TASK DESCRIPTION => Return the listing below unchanged, minus its pictures.

DATA BLOCK =>
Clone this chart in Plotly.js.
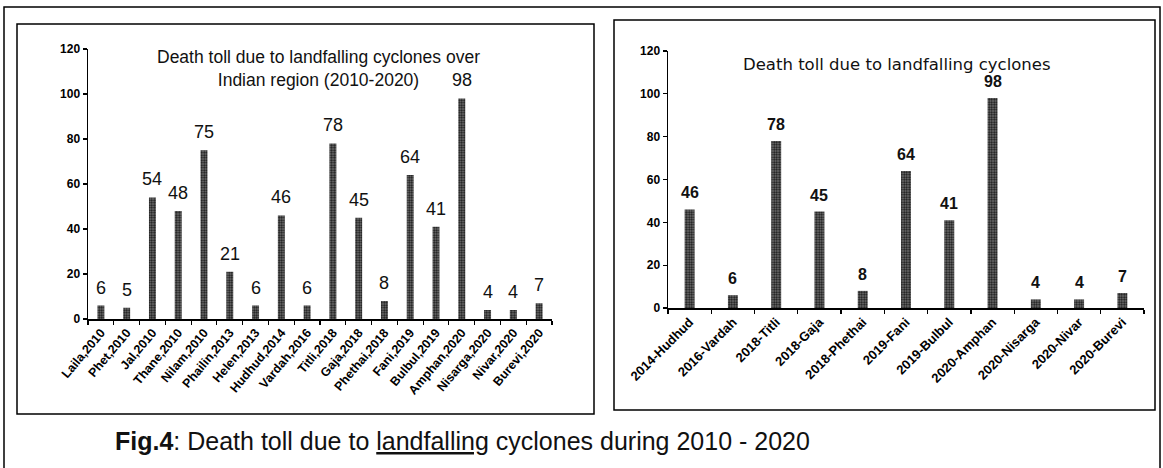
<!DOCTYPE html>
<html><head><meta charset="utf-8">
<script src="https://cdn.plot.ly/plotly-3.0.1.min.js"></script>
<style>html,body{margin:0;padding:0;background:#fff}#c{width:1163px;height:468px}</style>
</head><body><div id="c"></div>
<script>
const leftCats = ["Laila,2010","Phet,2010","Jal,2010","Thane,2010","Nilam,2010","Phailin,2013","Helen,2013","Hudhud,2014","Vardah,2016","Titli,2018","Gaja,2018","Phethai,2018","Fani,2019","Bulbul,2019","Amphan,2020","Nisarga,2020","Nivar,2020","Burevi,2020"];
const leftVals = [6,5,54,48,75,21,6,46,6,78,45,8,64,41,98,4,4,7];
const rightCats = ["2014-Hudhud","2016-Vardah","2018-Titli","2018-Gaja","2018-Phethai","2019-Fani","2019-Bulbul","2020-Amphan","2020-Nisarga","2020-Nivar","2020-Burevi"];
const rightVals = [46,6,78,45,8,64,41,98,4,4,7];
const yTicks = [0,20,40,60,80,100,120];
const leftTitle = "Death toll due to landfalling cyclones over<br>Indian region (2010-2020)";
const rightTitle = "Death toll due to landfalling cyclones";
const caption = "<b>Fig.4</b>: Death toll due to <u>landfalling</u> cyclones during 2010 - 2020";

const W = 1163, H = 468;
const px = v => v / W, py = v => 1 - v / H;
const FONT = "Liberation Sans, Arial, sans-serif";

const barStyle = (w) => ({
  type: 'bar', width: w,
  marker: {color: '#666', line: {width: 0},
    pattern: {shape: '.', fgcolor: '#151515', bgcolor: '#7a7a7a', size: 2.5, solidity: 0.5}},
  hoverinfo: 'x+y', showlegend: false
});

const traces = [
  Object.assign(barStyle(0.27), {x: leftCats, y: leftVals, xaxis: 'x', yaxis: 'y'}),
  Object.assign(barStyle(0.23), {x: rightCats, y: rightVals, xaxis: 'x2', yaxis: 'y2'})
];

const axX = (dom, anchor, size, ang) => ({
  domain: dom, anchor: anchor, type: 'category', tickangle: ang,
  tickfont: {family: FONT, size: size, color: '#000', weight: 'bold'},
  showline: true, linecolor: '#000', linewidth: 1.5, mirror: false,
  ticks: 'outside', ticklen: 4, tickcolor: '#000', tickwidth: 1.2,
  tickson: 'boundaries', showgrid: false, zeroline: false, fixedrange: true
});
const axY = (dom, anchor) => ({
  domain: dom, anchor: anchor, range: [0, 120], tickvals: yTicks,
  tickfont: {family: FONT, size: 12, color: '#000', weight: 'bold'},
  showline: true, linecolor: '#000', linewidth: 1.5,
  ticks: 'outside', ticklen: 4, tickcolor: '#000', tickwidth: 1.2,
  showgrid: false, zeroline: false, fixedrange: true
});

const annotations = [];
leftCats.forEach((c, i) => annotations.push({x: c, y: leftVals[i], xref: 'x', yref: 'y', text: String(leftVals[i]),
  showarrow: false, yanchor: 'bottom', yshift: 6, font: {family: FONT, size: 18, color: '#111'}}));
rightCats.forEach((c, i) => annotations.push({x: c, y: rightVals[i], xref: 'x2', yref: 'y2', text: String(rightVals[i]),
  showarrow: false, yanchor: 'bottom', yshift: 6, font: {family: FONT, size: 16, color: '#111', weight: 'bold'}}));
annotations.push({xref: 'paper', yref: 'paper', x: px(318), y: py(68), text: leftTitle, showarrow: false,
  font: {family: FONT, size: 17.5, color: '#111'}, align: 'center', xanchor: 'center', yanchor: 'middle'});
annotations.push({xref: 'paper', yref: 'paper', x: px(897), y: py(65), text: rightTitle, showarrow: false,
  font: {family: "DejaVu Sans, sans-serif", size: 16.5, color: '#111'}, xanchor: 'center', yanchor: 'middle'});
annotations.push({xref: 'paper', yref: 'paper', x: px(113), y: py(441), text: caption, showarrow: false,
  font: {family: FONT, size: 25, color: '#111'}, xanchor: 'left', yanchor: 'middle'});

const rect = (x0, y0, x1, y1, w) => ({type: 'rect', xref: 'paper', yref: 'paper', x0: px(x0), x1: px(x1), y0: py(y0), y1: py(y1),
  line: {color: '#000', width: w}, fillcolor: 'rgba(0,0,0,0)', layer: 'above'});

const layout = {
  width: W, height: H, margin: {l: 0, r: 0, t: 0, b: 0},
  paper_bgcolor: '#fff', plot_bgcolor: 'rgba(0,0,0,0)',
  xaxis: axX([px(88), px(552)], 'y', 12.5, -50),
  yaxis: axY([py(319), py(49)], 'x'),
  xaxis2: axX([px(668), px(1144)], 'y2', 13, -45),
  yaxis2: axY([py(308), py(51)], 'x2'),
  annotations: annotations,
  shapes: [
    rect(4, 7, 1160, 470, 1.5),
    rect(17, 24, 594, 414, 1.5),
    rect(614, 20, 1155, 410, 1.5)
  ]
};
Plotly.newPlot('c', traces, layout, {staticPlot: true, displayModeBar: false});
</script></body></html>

RESPONSE TO THIS TASK =>
Clone this chart in Plotly.js.
<!DOCTYPE html>
<html><head><meta charset="utf-8">
<script src="https://cdn.plot.ly/plotly-3.0.1.min.js"></script>
<style>html,body{margin:0;padding:0;background:#fff}#c{width:1163px;height:468px}</style>
</head><body><div id="c"></div>
<script>
const leftCats = ["Laila,2010","Phet,2010","Jal,2010","Thane,2010","Nilam,2010","Phailin,2013","Helen,2013","Hudhud,2014","Vardah,2016","Titli,2018","Gaja,2018","Phethai,2018","Fani,2019","Bulbul,2019","Amphan,2020","Nisarga,2020","Nivar,2020","Burevi,2020"];
const leftVals = [6,5,54,48,75,21,6,46,6,78,45,8,64,41,98,4,4,7];
const rightCats = ["2014-Hudhud","2016-Vardah","2018-Titli","2018-Gaja","2018-Phethai","2019-Fani","2019-Bulbul","2020-Amphan","2020-Nisarga","2020-Nivar","2020-Burevi"];
const rightVals = [46,6,78,45,8,64,41,98,4,4,7];
const yTicks = [0,20,40,60,80,100,120];
const leftTitle = "Death toll due to landfalling cyclones over<br>Indian region (2010-2020)";
const rightTitle = "Death toll due to landfalling cyclones";
const caption = "<b>Fig.4</b>: Death toll due to <u>landfalling</u> cyclones during 2010 - 2020";

const W = 1163, H = 468;
const px = v => v / W, py = v => 1 - v / H;
const FONT = "Liberation Sans, Arial, sans-serif";

const barStyle = (w) => ({
  type: 'bar', width: w,
  marker: {color: '#666', line: {width: 0},
    pattern: {shape: '.', fgcolor: '#151515', bgcolor: '#7a7a7a', size: 2.5, solidity: 0.5}},
  hoverinfo: 'x+y', showlegend: false
});

const traces = [
  Object.assign(barStyle(0.27), {x: leftCats, y: leftVals, xaxis: 'x', yaxis: 'y'}),
  Object.assign(barStyle(0.23), {x: rightCats, y: rightVals, xaxis: 'x2', yaxis: 'y2'})
];

const axX = (dom, anchor, size, ang) => ({
  domain: dom, anchor: anchor, type: 'category', tickangle: ang,
  tickfont: {family: FONT, size: size, color: '#000', weight: 'bold'},
  showline: true, linecolor: '#000', linewidth: 1.5, mirror: false,
  ticks: 'outside', ticklen: 4, tickcolor: '#000', tickwidth: 1.2,
  tickson: 'boundaries', showgrid: false, zeroline: false, fixedrange: true
});
const axY = (dom, anchor) => ({
  domain: dom, anchor: anchor, range: [0, 120], tickvals: yTicks,
  tickfont: {family: FONT, size: 12, color: '#000', weight: 'bold'},
  showline: true, linecolor: '#000', linewidth: 1.5,
  ticks: 'outside', ticklen: 4, tickcolor: '#000', tickwidth: 1.2,
  showgrid: false, zeroline: false, fixedrange: true
});

const annotations = [];
leftCats.forEach((c, i) => annotations.push({x: c, y: leftVals[i], xref: 'x', yref: 'y', text: String(leftVals[i]),
  showarrow: false, yanchor: 'bottom', yshift: 6, font: {family: FONT, size: 18, color: '#111'}}));
rightCats.forEach((c, i) => annotations.push({x: c, y: rightVals[i], xref: 'x2', yref: 'y2', text: String(rightVals[i]),
  showarrow: false, yanchor: 'bottom', yshift: 6, font: {family: FONT, size: 16, color: '#111', weight: 'bold'}}));
annotations.push({xref: 'paper', yref: 'paper', x: px(318), y: py(68), text: leftTitle, showarrow: false,
  font: {family: FONT, size: 17.5, color: '#111'}, align: 'center', xanchor: 'center', yanchor: 'middle'});
annotations.push({xref: 'paper', yref: 'paper', x: px(897), y: py(65), text: rightTitle, showarrow: false,
  font: {family: "DejaVu Sans, sans-serif", size: 16.5, color: '#111'}, xanchor: 'center', yanchor: 'middle'});
annotations.push({xref: 'paper', yref: 'paper', x: px(113), y: py(441), text: caption, showarrow: false,
  font: {family: FONT, size: 25, color: '#111'}, xanchor: 'left', yanchor: 'middle'});

const rect = (x0, y0, x1, y1, w) => ({type: 'rect', xref: 'paper', yref: 'paper', x0: px(x0), x1: px(x1), y0: py(y0), y1: py(y1),
  line: {color: '#000', width: w}, fillcolor: 'rgba(0,0,0,0)', layer: 'above'});

const layout = {
  width: W, height: H, margin: {l: 0, r: 0, t: 0, b: 0},
  paper_bgcolor: '#fff', plot_bgcolor: 'rgba(0,0,0,0)',
  xaxis: axX([px(88), px(552)], 'y', 12.5, -50),
  yaxis: axY([py(319), py(49)], 'x'),
  xaxis2: axX([px(668), px(1144)], 'y2', 13, -45),
  yaxis2: axY([py(308), py(51)], 'x2'),
  annotations: annotations,
  shapes: [
    rect(4, 7, 1160, 470, 1.5),
    rect(17, 24, 594, 414, 1.5),
    rect(614, 20, 1155, 410, 1.5)
  ]
};
Plotly.newPlot('c', traces, layout, {staticPlot: true, displayModeBar: false});
</script></body></html>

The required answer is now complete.